One of the hallmarks of the holiday season for residents of northwestern Vermont is a vision of one of the SD Ireland concrete trucks rolling through town, decked out from head to tail gate in 25,000 Christmas lights.
Even the rolling cement mixer is adorned with lights. Two roving trucks go wherever they’re requested, from Middlebury to Grand Isle, and another is parked for the season at Severance Corners in Colchester. And the company posts a Holiday Mixer Schedule to let people know where the trucks are traveling to.
Kim Ireland's husband, Scott, co-owns the SD Ireland contracting and construction company. She explained the company’s tradition of lighting up the night this way every winter.
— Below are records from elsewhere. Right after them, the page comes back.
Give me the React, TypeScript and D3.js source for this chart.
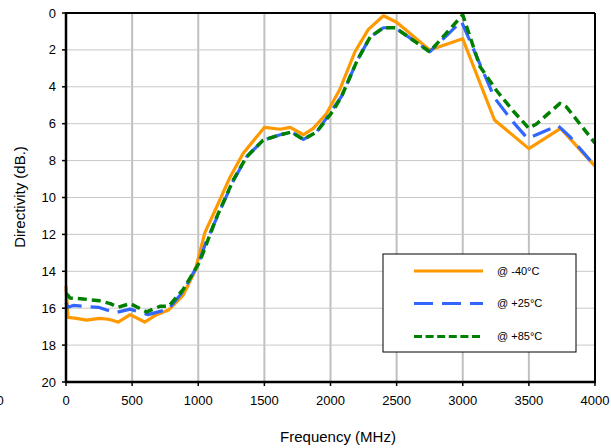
import React from "react";
import * as d3 from "d3";

const xTicks = [0, 500, 1000, 1500, 2000, 2500, 3000, 3500, 4000];
const yTicks = [0, 2, 4, 6, 8, 10, 12, 14, 16, 18, 20];

const fM40 = [0, 15, 80, 155, 255, 320, 395, 485, 595, 685, 775, 885, 975, 1050, 1140, 1240, 1340, 1500, 1620, 1695, 1795, 1870, 1970, 2070, 2185, 2285, 2400, 2500, 2750, 3000, 3240, 3500, 3740, 4000];
const vM40 = [14.8, 16.5, 16.55, 16.65, 16.55, 16.6, 16.75, 16.35, 16.75, 16.35, 16.1, 15.3, 14.0, 11.9, 10.5, 8.9, 7.6, 6.2, 6.3, 6.2, 6.6, 6.25, 5.45, 4.15, 2.1, 0.9, 0.15, 0.5, 2.0, 1.4, 5.8, 7.35, 6.25, 8.3];

const fP25 = [0, 15, 55, 130, 245, 370, 485, 620, 775, 885, 1000, 1060, 1140, 1265, 1365, 1490, 1620, 1705, 1795, 1895, 1970, 2085, 2200, 2300, 2400, 2490, 2750, 2990, 3240, 3380, 3490, 3720, 3810, 4000];
const vP25 = [15.7, 15.95, 15.85, 15.9, 15.95, 16.25, 16.05, 16.35, 16.05, 15.1, 13.6, 12.4, 11.1, 9.1, 7.8, 6.9, 6.6, 6.45, 6.85, 6.45, 5.7, 4.5, 2.6, 1.3, 0.8, 0.8, 2.1, 0.45, 4.6, 5.9, 6.8, 6.1, 6.7, 8.3];

const fP85 = [0, 15, 30, 130, 255, 335, 395, 485, 610, 710, 775, 885, 1010, 1140, 1265, 1365, 1490, 1620, 1705, 1795, 1895, 2020, 2085, 2200, 2300, 2400, 2490, 2750, 3000, 3130, 3255, 3380, 3500, 3560, 3735, 3785, 4000];
const vP85 = [15.2, 15.3, 15.45, 15.5, 15.6, 15.75, 15.95, 15.75, 16.2, 15.9, 15.9, 15.0, 13.5, 11.05, 9.05, 7.8, 6.9, 6.6, 6.45, 6.85, 6.45, 5.3, 4.5, 2.6, 1.3, 0.8, 0.8, 2.1, 0.1, 2.9, 4.2, 5.3, 6.25, 6.0, 4.9, 5.1, 7.05];

const seriesNames = ["@ -40°C", "@ +25°C", "@ +85°C"];
const colors = ["#FF9900", "#3366FF", "#008000"];
const dashes = ["none", "19,9", "9,5"];

export default function App() {
  const W = 611, H = 448;
  const left = 66, right = 595, top = 13, bottom = 382;
  const x = d3.scaleLinear().domain([0, 4000]).range([left, right]);
  const y = d3.scaleLinear().domain([0, 20]).range([top, bottom]);
  const line = d3.line<[number, number]>().x(d => x(d[0])).y(d => y(d[1]));
  const data: [number, number][][] = [
    fM40.map((f, i) => [f, vM40[i]]),
    fP25.map((f, i) => [f, vP25[i]]),
    fP85.map((f, i) => [f, vP85[i]]),
  ];
  const font = "Arial, 'Liberation Sans', sans-serif";
  const legY = [271, 303.5, 336.5];
  return (
    <svg width={W} height={H} style={{ position: "absolute", left: 0, top: 0, background: "#fff" }} fontFamily={font}>
      {xTicks.slice(1, -1).map(t => (
        <line key={"gx" + t} x1={x(t)} x2={x(t)} y1={top} y2={bottom} stroke="#c0c0c0" strokeWidth={2} />
      ))}
      {yTicks.slice(1, -1).map(t => (
        <line key={"gy" + t} x1={left} x2={right} y1={y(t)} y2={y(t)} stroke="#c8c8c8" strokeWidth={1} />
      ))}
      {data.map((d, i) => (
        <path key={"s" + i} d={line(d) || ""} fill="none" stroke={colors[i]} strokeWidth={i === 2 ? 3.5 : 3.2}
          strokeDasharray={dashes[i]} strokeLinejoin="round" />
      ))}
      <line x1={left} x2={right} y1={top} y2={top} stroke="#000" strokeWidth={2} />
      <line x1={right} x2={right} y1={top} y2={bottom} stroke="#000" strokeWidth={2} />
      <line x1={left} x2={left} y1={top - 1} y2={bottom + 1} stroke="#000" strokeWidth={2.5} />
      <line x1={left - 1} x2={right + 1} y1={bottom} y2={bottom} stroke="#000" strokeWidth={2.5} />
      {yTicks.map(t => (
        <g key={"yt" + t}>
          <line x1={left - 4} x2={left} y1={y(t)} y2={y(t)} stroke="#000" strokeWidth={1.5} />
          <text x={56} y={y(t)} dy="0.35em" textAnchor="end" fontSize={13} fill="#000">{t}</text>
        </g>
      ))}
      {xTicks.map(t => (
        <g key={"xt" + t}>
          <line x1={x(t)} x2={x(t)} y1={bottom} y2={bottom + 4} stroke="#000" strokeWidth={1.5} />
          <text x={x(t)} y={405} textAnchor="middle" fontSize={13} fill="#000">{t}</text>
        </g>
      ))}
      <text x={-3.5} y={405} textAnchor="start" fontSize={13} fill="#000">0</text>
      <text x={338} y={442} textAnchor="middle" fontSize={15} fill="#000">Frequency (MHz)</text>
      <text transform={`translate(25,197) rotate(-90)`} textAnchor="middle" fontSize={15} fill="#000">Directivity (dB.)</text>
      <rect x={383} y={254} width={193} height={98} fill="#fff" stroke="#000" strokeWidth={1} />
      {seriesNames.map((n, i) => (
        <g key={"lg" + i}>
          <line x1={414} x2={483} y1={legY[i]} y2={legY[i]} stroke={colors[i]} strokeWidth={3}
            strokeDasharray={i === 0 ? "none" : i === 1 ? "19,9" : "8,3.6"} />
          <text x={497} y={legY[i]} dy="0.35em" fontSize={11} fill="#000">{n}</text>
        </g>
      ))}
    </svg>
  );
}
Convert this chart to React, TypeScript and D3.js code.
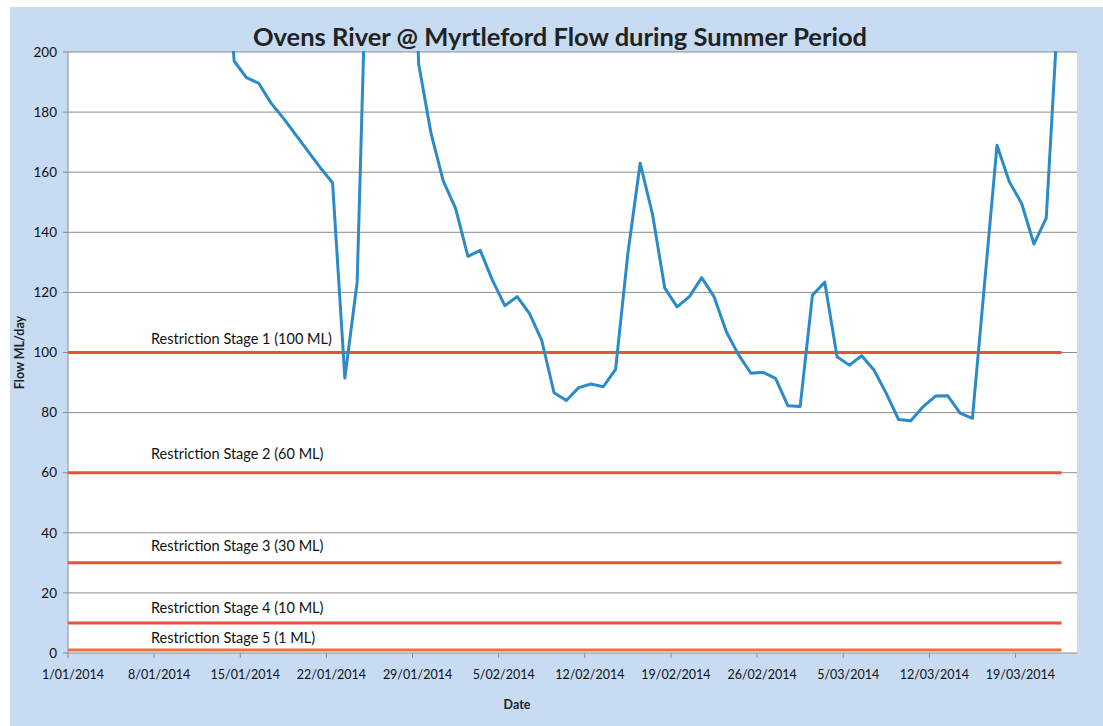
import React from 'react';
import * as d3 from 'd3';

// ---- data ----
const startDate = new Date(Date.UTC(2014, 0, 1));
const endDate = new Date(Date.UTC(2014, 2, 24));
const firstFlowDay = 12; // 13/01/2014
const flowValues = [
  262, 197, 191.5, 189.6, 183, 178, 172.5, 167, 161.5, 156.5,
  91.5, 123.5, 270, 290, 285, 300, 196, 173, 157, 148,
  132, 134, 124, 115.6, 118.6, 113, 104, 86.6, 84, 88.3,
  89.5, 88.6, 94.4, 133, 163, 146, 121.4, 115.2, 118.6, 124.9,
  118.6, 106.9, 99.2, 93.1, 93.4, 91.4, 82.3, 82, 119.1, 123.4,
  98.6, 95.8, 98.9, 94.2, 86.4, 77.7, 77.3, 82, 85.5, 85.6,
  79.8, 78.1, 123.5, 169, 156.8, 149.6, 136.1, 144.7, 217,
];
const restrictionLevels = [100, 60, 30, 10, 1];
const restrictionLabels = [
  'Restriction Stage 1 (100 ML)',
  'Restriction Stage 2 (60 ML)',
  'Restriction Stage 3 (30 ML)',
  'Restriction Stage 4 (10 ML)',
  'Restriction Stage 5 (1 ML)',
];
const restrictionLabelAt = [104.5, 66.2, 35.6, 15, 5];
const yTicks = [0, 20, 40, 60, 80, 100, 120, 140, 160, 180, 200];
const xTickStepDays = 7;

const W = 1103;
const H = 726;
const plot = { left: 68, right: 1077, top: 52, bottom: 653 };

export default function App() {
  const x = d3.scaleUtc().domain([startDate, endDate]).range([plot.left, plot.right]);
  const y = d3.scaleLinear().domain([0, 200]).range([plot.bottom, plot.top]);

  const pts = flowValues.map((v, i) => ({
    date: d3.utcHour.offset(d3.utcDay.offset(startDate, firstFlowDay + i), 12),
    v,
  }));
  const lastDate = pts[pts.length - 1].date;

  const line = d3
    .line<{ date: Date; v: number }>()
    .x((d) => x(d.date))
    .y((d) => y(d.v));

  const xTickDates = d3.utcDays(startDate, endDate, xTickStepDays);
  const fmt = d3.utcFormat('%-d/%m/%Y');

  const font = 'Lato, "Open Sans", sans-serif';
  const gridColor = '#8d8d8d';

  return (
    <svg
      width={W}
      height={H}
      style={{ position: 'absolute', left: 0, top: 0, display: 'block' }}
      fontFamily={font}
    >
      <defs>
        <clipPath id="plotClip">
          <rect x={plot.left} y={plot.top - 1} width={plot.right - plot.left} height={plot.bottom - plot.top + 2} />
        </clipPath>
      </defs>
      <rect x={0} y={0} width={W} height={H} fill="#ffffff" />
      <rect x={10} y={7} width={W - 10} height={H - 7} fill="#c7dbf3" />
      <rect
        x={plot.left}
        y={plot.top}
        width={plot.right - plot.left}
        height={plot.bottom - plot.top}
        fill="#ffffff"
      />

      {/* gridlines */}
      {yTicks.map((t) => (
        <g key={'g' + t}>
          {t > 0 && (
            <line x1={plot.left} x2={plot.right} y1={y(t)} y2={y(t)} stroke={gridColor} strokeWidth={1} />
          )}
          <line x1={plot.left - 5} x2={plot.left} y1={y(t)} y2={y(t)} stroke={gridColor} strokeWidth={1} />
          <text x={57} y={y(t)} dy="0.35em" textAnchor="end" fontSize={13.5} fill="#111">
            {t}
          </text>
        </g>
      ))}

      {/* axes */}
      <line x1={plot.left} x2={plot.left} y1={plot.top} y2={plot.bottom} stroke={gridColor} strokeWidth={1} />
      <line x1={plot.left} x2={plot.right} y1={plot.bottom} y2={plot.bottom} stroke={gridColor} strokeWidth={1} />
      {xTickDates.map((d) => (
        <g key={'x' + d.getTime()}>
          <line x1={x(d)} x2={x(d)} y1={plot.bottom} y2={plot.bottom + 5} stroke={gridColor} strokeWidth={1} />
          <text x={x(d) + 5} y={679} textAnchor="middle" fontSize={12.5} fill="#111">
            {fmt(d)}
          </text>
        </g>
      ))}

      {/* restriction lines */}
      {restrictionLevels.map((lv, i) => (
        <g key={'r' + lv}>
          <line
            x1={x(startDate)}
            x2={x(lastDate) + 3}
            y1={y(lv)}
            y2={y(lv)}
            stroke={i === 4 ? '#e6723f' : '#e5533c'}
            strokeWidth={3}
          />
          <text x={151} y={y(restrictionLabelAt[i])} dy="0.35em" fontSize={14.5} fill="#111">
            {restrictionLabels[i]}
          </text>
        </g>
      ))}

      {/* flow line */}
      <path
        d={line(pts) || ''}
        fill="none"
        stroke="#2b8bc8"
        strokeWidth={3}
        strokeLinejoin="round"
        clipPath="url(#plotClip)"
      />

      {/* titles */}
      <text x={560} y={46} textAnchor="middle" fontSize={25.5} fontWeight="bold" fill="#222">
        Ovens River @ Myrtleford Flow during Summer Period
      </text>
      <text
        transform={`translate(24, ${(plot.top + plot.bottom) / 2}) rotate(-90)`}
        textAnchor="middle"
        fontSize={12.5}
        fontWeight="bold"
        fill="#222"
      >
        Flow ML/day
      </text>
      <text x={517} y={709} textAnchor="middle" fontSize={12.5} fontWeight="bold" fill="#222">
        Date
      </text>
    </svg>
  );
}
"We just tell people it's Christmas magic." - Kim Ireland
The idea for the twinkling cement trucks was born nine years ago, when Scott Ireland was recovering from a surgery. "He might have been hallucinating," his wife says, laughing. "But it worked out."
The Irelands use an unthinkable amount of clear duct-tape to affix the lights to their trucks.
But how does the mixer keep rolling without tangling the lights?
"It's how they string all the cords within the drum," Ireland explains. "There's a generator on the truck. The drum itself runs from a switch inside the cab, because when there's concrete in there it has to turn. So that's run from the truck itself and then there's a generator that runs the other lights."
"When you're standing in the office and you see it come up over the hill, it's like every year, the little hairs on the back of your neck stand up. It's pretty cool."
Confused? There's an easier answer: "We just tell people the simple explanation is Christmas magic," Ireland says.
Ireland estimates that the lights alone cost $5,000. "That doesn't include the labor and the duct-tape and everything else it takes to put them on," she says.
Luckily, constructing the spectacle doesn't preclude admiring it:
"When you're standing in the office and you see it come up over the hill, it's like every year, the little hairs on the back of your neck stand up. It's pretty cool."
Editor's note: This interview originally aired on Dec. 18, 2013.